**SUPPLIED MATERIAL:**
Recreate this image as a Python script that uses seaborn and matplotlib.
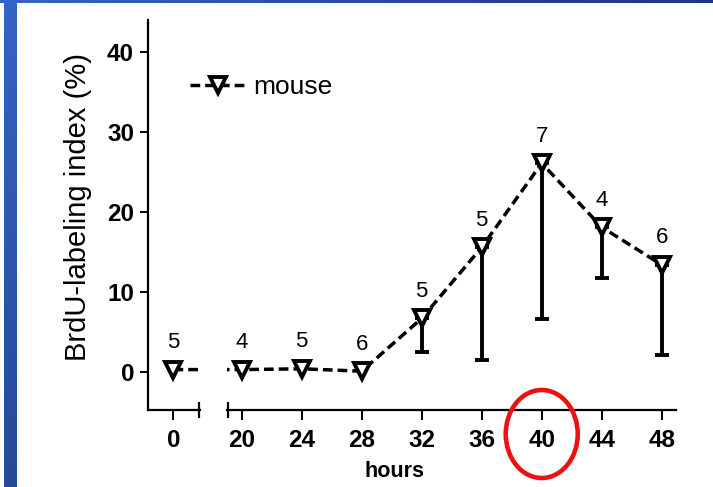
import numpy as np
import pandas as pd
import matplotlib
matplotlib.use("Agg")
import matplotlib.pyplot as plt
from matplotlib.patches import Ellipse
from matplotlib.colors import LinearSegmentedColormap
import seaborn as sns

# values
hours = [0, 20, 24, 28, 32, 36, 40, 44, 48]
brdu_index = [0.3, 0.3, 0.4, 0.1, 6.7, 15.6, 26.1, 18.1, 13.4]
err_low = [0, 0, 0, 0, 4.2, 14.1, 19.5, 6.4, 11.3]
n_mice = [5, 4, 5, 6, 5, 5, 7, 4, 6]
x_ticks_left = [0]
x_ticks_right = [20, 24, 28, 32, 36, 40, 44, 48]
y_ticks = [0, 10, 20, 30, 40]
highlight_hour = 40

df = pd.DataFrame({"hours": hours, "index": brdu_index, "err": err_low, "n": n_mice})

sns.set_style("ticks")
plt.rcParams["font.family"] = ["Liberation Sans", "DejaVu Sans"]
plt.rcParams["lines.scale_dashes"] = False
plt.rcParams["axes.linewidth"] = 1.6
for key in ["text.color", "axes.labelcolor", "xtick.color", "ytick.color", "axes.edgecolor"]:
    plt.rcParams[key] = "black"

W, H = 713, 487
fig = plt.figure(figsize=(W / 100, H / 100), dpi=100)
fig.patch.set_facecolor("white")

# broken x axis: two panels sharing y
ax_l = fig.add_axes([148 / W, 77 / H, 52 / W, 390 / H])
ax_r = fig.add_axes([227 / W, 77 / H, 449 / W, 390 / H], sharey=ax_l)

line_kw = dict(color="black", lw=2.5, linestyle=(0, (7, 3.6)), marker="v",
               markersize=11.5, markerfacecolor="white", markeredgecolor="black",
               markeredgewidth=2.8, errorbar=None, legend=False, zorder=3)

for ax in (ax_l, ax_r):
    sns.lineplot(data=df, x="hours", y="index", ax=ax, **line_kw)
    sub = df[df["err"] > 0]
    ax.errorbar(sub["hours"], sub["index"], yerr=[sub["err"], np.zeros(len(sub))],
                fmt="none", ecolor="black", elinewidth=2.8, capsize=5, capthick=2.8,
                zorder=2)
    ax.set_xlabel("")
    ax.set_ylabel("")
    ax.spines["top"].set_visible(False)
    ax.spines["right"].set_visible(False)
    ax.tick_params(axis="x", which="major", length=7, width=1.4, pad=6.5, labelsize=17.5)
    ax.tick_params(axis="x", which="minor", length=11, width=1.6, direction="inout")

ax_l.set_xlim(-1.71, 1.78)
ax_r.set_xlim(19.02, 48.95)
ax_l.set_ylim(-4.75, 44)

ax_l.set_xticks(x_ticks_left)
ax_l.set_xticks([1.74], minor=True)
ax_r.set_xticks(x_ticks_right)
ax_r.set_xticks([19.06], minor=True)
ax_l.set_yticks(y_ticks)
ax_l.tick_params(axis="y", length=6, width=1.4, pad=4, labelsize=17.5)
ax_r.spines["left"].set_visible(False)
ax_r.tick_params(axis="y", left=False, labelleft=False)

for ax in (ax_l, ax_r):
    for lab in ax.get_xticklabels() + ax.get_yticklabels():
        lab.set_fontweight("bold")

# sample size above each point
for h, v, n in zip(hours, brdu_index, n_mice):
    ax = ax_l if h < 10 else ax_r
    ax.annotate(str(n), (h, v), xytext=(0, 12), textcoords="offset points",
                ha="center", va="bottom", fontsize=16)

ax_l.set_ylabel("BrdU-labeling index (%)", fontsize=21)
ax_l.yaxis.set_label_coords(-1.08, 0.52)
ax_r.set_xlabel("hours", fontsize=15.5, fontweight="bold")
ax_r.xaxis.set_label_coords(0.374, -0.132)

fig.legend([ax_r.lines[0]], ["mouse"], loc="center left",
           bbox_to_anchor=(190 / W, 1 - 87 / H), frameon=False, fontsize=19,
           handlelength=2.1, handletextpad=0.3, borderpad=0, borderaxespad=0)

# red circle around the 40 h tick label
x_disp = ax_r.transData.transform((highlight_hour, 0))[0]
cx = fig.transFigure.inverted().transform((x_disp, 0))[0]
fig.patches.append(Ellipse((cx, 1 - 434 / H), 72 / W, 88 / H, transform=fig.transFigure,
                           fill=False, edgecolor="#ee1111", linewidth=3.3))

# slide frame (blue bars)
blue = LinearSegmentedColormap.from_list("slide", ["#3464c6", "#1d3679"])
grad = np.linspace(0, 1, 256)
top_bar = fig.add_axes([0, 1 - 3.5 / H, 1, 3.5 / H])
top_bar.imshow(grad[None, :], aspect="auto", cmap=blue)
top_bar.axis("off")
left_bar = fig.add_axes([4 / W, 0, 13 / W, 1])
left_bar.imshow(grad[:, None] * 0.6, aspect="auto", cmap=blue, vmin=0, vmax=1)
left_bar.axis("off")

fig.savefig("out.png", dpi=100)
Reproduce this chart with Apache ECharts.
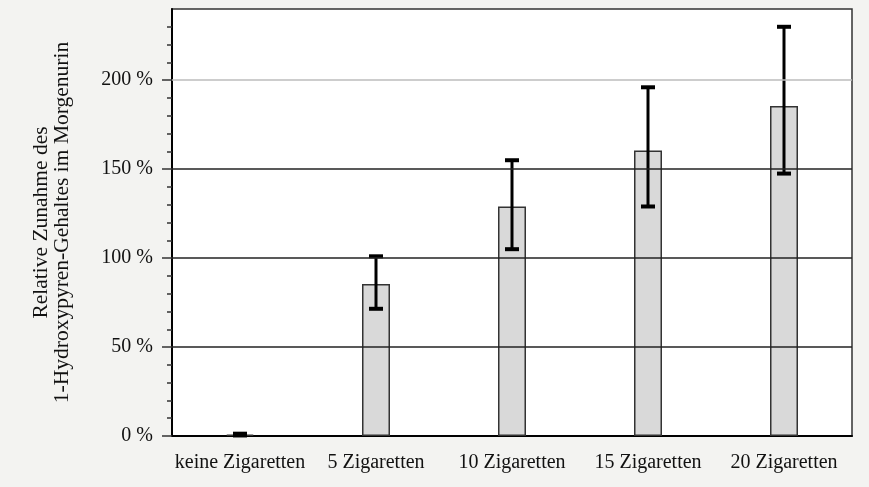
<!DOCTYPE html>
<html>
<head>
<meta charset="utf-8">
<script src="https://cdn.jsdelivr.net/npm/echarts@6/dist/echarts.min.js"></script>
<style>
  html, body { margin: 0; padding: 0; background: #f3f3f1; }
  #chart { width: 869px; height: 487px; }
</style>
</head>
<body>
<div id="chart"></div>
<script>
const categories = ['keine Zigaretten', '5 Zigaretten', '10 Zigaretten', '15 Zigaretten', '20 Zigaretten'];
const meanValues = [0.8, 85.5, 129, 160.5, 185.5];
const errLow = [0.3, 71.5, 105, 129, 147.5];
const errHigh = [1.3, 101, 155, 196, 230];
const majorTicks = [0, 50, 100, 150, 200];
const minorTicks = [10, 20, 30, 40, 60, 70, 80, 90, 110, 120, 130, 140, 160, 170, 180, 190, 210, 220, 230];
const gridValues = [50, 100, 150, 200];

const font = '"Liberation Serif", "DejaVu Serif", serif';
const chart = echarts.init(document.getElementById('chart'));

const errData = categories.map((c, i) => [i, errLow[i], errHigh[i]]);

const option = {
  backgroundColor: '#f3f3f1',
  animation: false,
  grid: {
    left: 172, right: 17, top: 9, bottom: 51,
    show: true, backgroundColor: '#ffffff', borderColor: '#333333', borderWidth: 1.5
  },
  xAxis: {
    type: 'category',
    data: categories,
    axisLine: { lineStyle: { color: '#000', width: 2 } },
    axisTick: { show: false },
    axisLabel: { interval: 0, color: '#111', fontFamily: font, fontSize: 20, margin: 17 }
  },
  yAxis: [{
    type: 'value',
    min: 0, max: 240,
    axisLine: { show: true, lineStyle: { color: '#000', width: 2 } },
    axisTick: { show: true, length: 10, customValues: majorTicks, lineStyle: { color: '#333', width: 1.5 } },
    axisLabel: {
      customValues: majorTicks,
      formatter: v => v + ' %',
      color: '#111', fontFamily: font, fontSize: 20, margin: 19
    },
    splitLine: { show: false },
    name: 'Relative Zunahme des\n1-Hydroxypyren-Gehaltes im Morgenurin',
    nameLocation: 'middle',
    nameGap: 99,
    nameTextStyle: { color: '#111', fontFamily: font, fontSize: 21.5, lineHeight: 21 }
  }, {
    type: 'value',
    min: 0, max: 240,
    position: 'left',
    axisLine: { show: false },
    axisTick: { show: true, length: 5, customValues: minorTicks, lineStyle: { color: '#333', width: 1.5 } },
    axisLabel: { show: false },
    splitLine: { show: false }
  }],
  series: [{
    type: 'line',
    data: [],
    z: 1,
    silent: true,
    markLine: {
      symbol: 'none',
      silent: true,
      animation: false,
      label: { show: false },
      data: gridValues.map(v => ({
        yAxis: v,
        lineStyle: { color: v === 200 ? '#bdbdbd' : '#222', width: 1.5, type: 'solid' }
      }))
    }
  }, {
    type: 'bar',
    data: meanValues,
    barWidth: 28,
    z: 2,
    itemStyle: { color: '#d9d9d9', borderColor: '#333', borderWidth: 1.5 }
  }, {
    type: 'custom',
    z: 3,
    data: errData,
    renderItem: (params, api) => {
      const x = api.value(0);
      const lo = api.coord([x, api.value(1)]);
      const hi = api.coord([x, api.value(2)]);
      const half = 7;
      const style = { stroke: '#000', lineWidth: 3 };
      return {
        type: 'group',
        children: [
          { type: 'line', shape: { x1: lo[0], y1: lo[1], x2: hi[0], y2: hi[1] }, style },
          { type: 'line', shape: { x1: hi[0] - half, y1: hi[1], x2: hi[0] + half, y2: hi[1] }, style: { stroke: '#000', lineWidth: 4 } },
          { type: 'line', shape: { x1: lo[0] - half, y1: lo[1], x2: lo[0] + half, y2: lo[1] }, style: { stroke: '#000', lineWidth: 4 } }
        ]
      };
    }
  }]
};

chart.setOption(option);
</script>
</body>
</html>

**WORK TO BE COMPLETED:** Give again, exactly, the lines from the start of the data through the one holding "import seaborn as sns"; omit the pictures.

**RESPONSE:**
Recreate this image as a Python script that uses seaborn and matplotlib.
import numpy as np
import pandas as pd
import matplotlib
matplotlib.use("Agg")
import matplotlib.pyplot as plt
from matplotlib.patches import Ellipse
from matplotlib.colors import LinearSegmentedColormap
import seaborn as sns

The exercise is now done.